Tercero, la votación de una ley en las Cortes Generales por los legítimos representantes del pueblo español no otorga a esa ley, sea cual sea su naturaleza o contenido, patente de corso para saltarse la Constitución. Cuarto, los miembros del TC jamás tendrán en cuenta las presiones, cuando no amenazas apenas veladas, que se contienen en afirmaciones de siguiente tipo: “Están en juego pactos profundos”, “Se va a decidir sobre el marco de convivencia español”, “Los catalanes piensan en su dignidad; conviene que se sepa”, “No estamos ante una sociedad postrada y dispuesta a asistir impasible al menoscabo de su dignidad”… Tampoco servirán las alusiones a potenciales reivindicaciones al por mayor si el Estatuto recibe una sentencia adversa. Todos sabemos que la reivindicación del concierto económico catalán y la transferencia del aeropuerto del Prat llegarán pase lo que pase en el TC. Porque este comportamiento forma parte de la naturaleza misma del nacionalismo catalán.
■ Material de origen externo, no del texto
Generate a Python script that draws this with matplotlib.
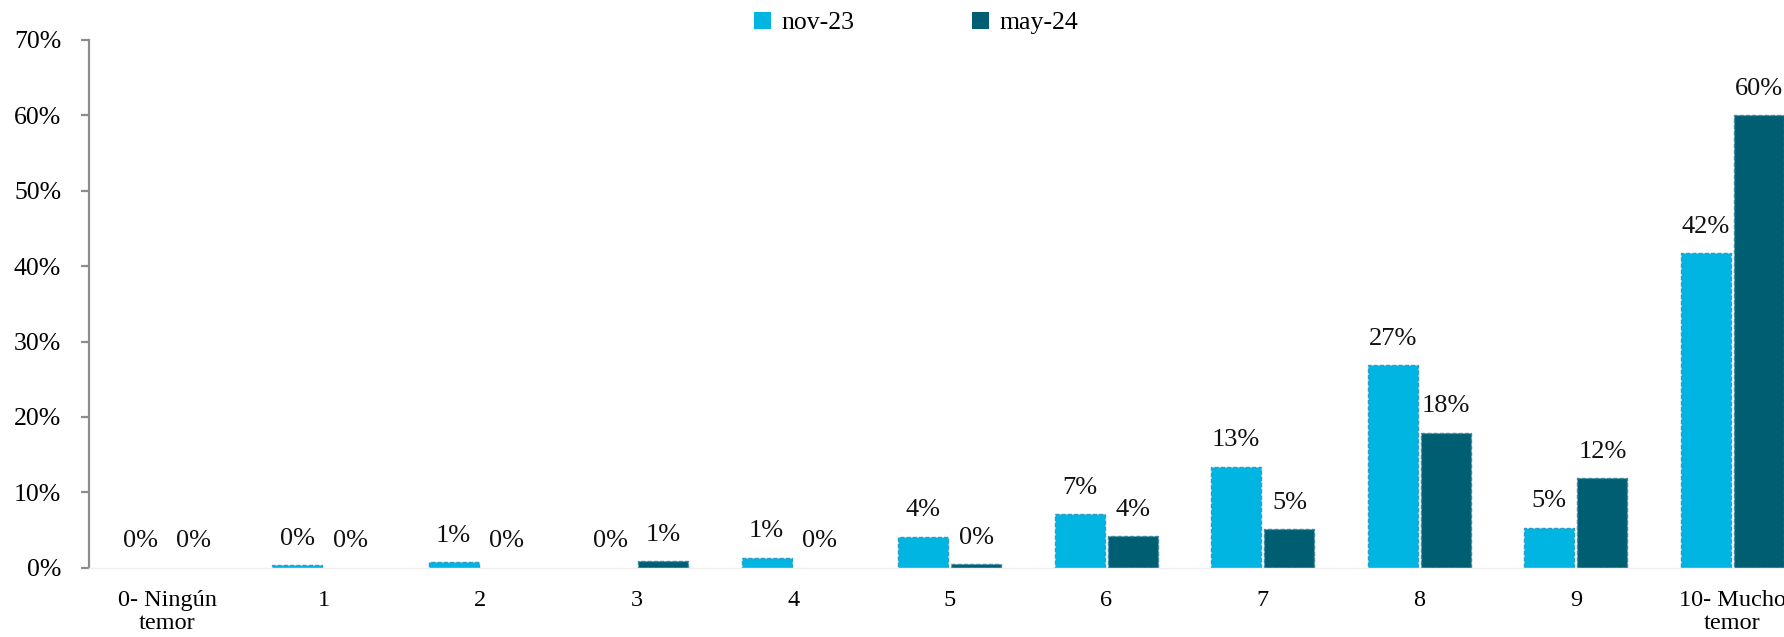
import numpy as np
import matplotlib
matplotlib.use("Agg")
import matplotlib.pyplot as plt

# escala de temor 0-10, dos rondas de la encuesta
categories = ["0- Ningún\ntemor", "1", "2", "3", "4", "5", "6", "7", "8", "9",
              "10- Mucho\ntemor"]
nov_23 = [0.0, 0.3, 0.75, 0.0, 1.35, 4.1, 7.1, 13.4, 26.9, 5.3, 41.7]
may_24 = [0.0, 0.0, 0.0, 0.9, 0.0, 0.45, 4.2, 5.1, 17.9, 11.9, 60.0]
series_names = ["nov-23", "may-24"]

col_nov = "#00B5E2"
col_may = "#005E73"

plt.rcParams["font.family"] = ["Liberation Serif", "DejaVu Serif"]
plt.rcParams["font.size"] = 18.5

W, H = 1784, 637
fig = plt.figure(figsize=(W / 100, H / 100), dpi=100)
ax = fig.add_axes([89 / W, 1 - 567.7 / H, 1 - 89 / W, (567.7 - 40) / H])

x = np.arange(len(categories))
w = 0.32
off = 0.17

b1 = ax.bar(x - off, nov_23, w, color=col_nov, edgecolor="#2F9CC4",
            linewidth=1.0, linestyle=(0, (3, 1.5)), label=series_names[0])
b2 = ax.bar(x + off, may_24, w, color=col_may, edgecolor="#3C8AA0",
            linewidth=1.0, linestyle=(0, (3, 1.5)), label=series_names[1])

for bars, vals in ((b1, nov_23), (b2, may_24)):
    for rect, v in zip(bars, vals):
        if v == 0:
            rect.set_edgecolor("none")
        ax.annotate(f"{v:.0f}%", (rect.get_x() + rect.get_width() / 2, v),
                    xytext=(0, 19), textcoords="offset points",
                    ha="center", va="center", color="#111111", fontsize=19)

ax.set_xlim(-0.5, 10.33)
ax.set_ylim(0, 70)
ax.set_yticks(np.arange(0, 71, 10))
ax.set_yticklabels([f"{t}%" for t in range(0, 71, 10)])
ax.set_xticks(x)
ax.set_xticklabels(categories, linespacing=1.1, fontsize=17.5)

for s in ("top", "right"):
    ax.spines[s].set_visible(False)
ax.spines["left"].set_color("#8C8C8C")
ax.spines["left"].set_linewidth(1.6)
ax.spines["bottom"].set_color("#F0F0F0")
ax.spines["bottom"].set_linewidth(1.0)
ax.tick_params(axis="y", length=6, width=1.6, color="#8C8C8C", pad=14)
ax.tick_params(axis="x", length=0, pad=16)

fig.legend(loc="center", bbox_to_anchor=(0.5135, 1 - 23 / H), ncol=2,
           frameon=False, handlelength=0.65, handleheight=0.65,
           handletextpad=0.4, columnspacing=4.6, borderaxespad=0)

fig.savefig("out.png", dpi=100)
Y quinto: si el TC no puede dictar sentencia legítima porque carece de “prestigio”, ¿cuántas decisiones institucionales deberíamos anular en función del déficit de “prestigio” del órgano que la ha adoptado? ¿Está suficientemente “prestigiado” el Parlamento catalán? ¿O el español? ¿Están prestigiados todos los periodistas? ¿Quién otorga el certificado de “prestigio”?

Por el bien de esa “convivencia” a la que convoca el editorial sería recomendable que dejáramos trabajar al TC para que cumpla con su función y dicte una buena sentencia. Y una vez establecida la sentencia por quien corresponde, todos hemos de acatarla. Diga lo que diga. Mientras tanto, la “convivencia” exige más respeto y menos amenazas. Porque si algunos pueden pronosticar “la legítima defensa de la sociedad catalana”, estoy convencido de que el conjunto de la sociedad española también sabrá defenderse.

La “dignidad” de Catalunya y de España se mide también en función del respeto que todos sus integrantes muestran por el buen funcionamiento de sus instituciones democráticas.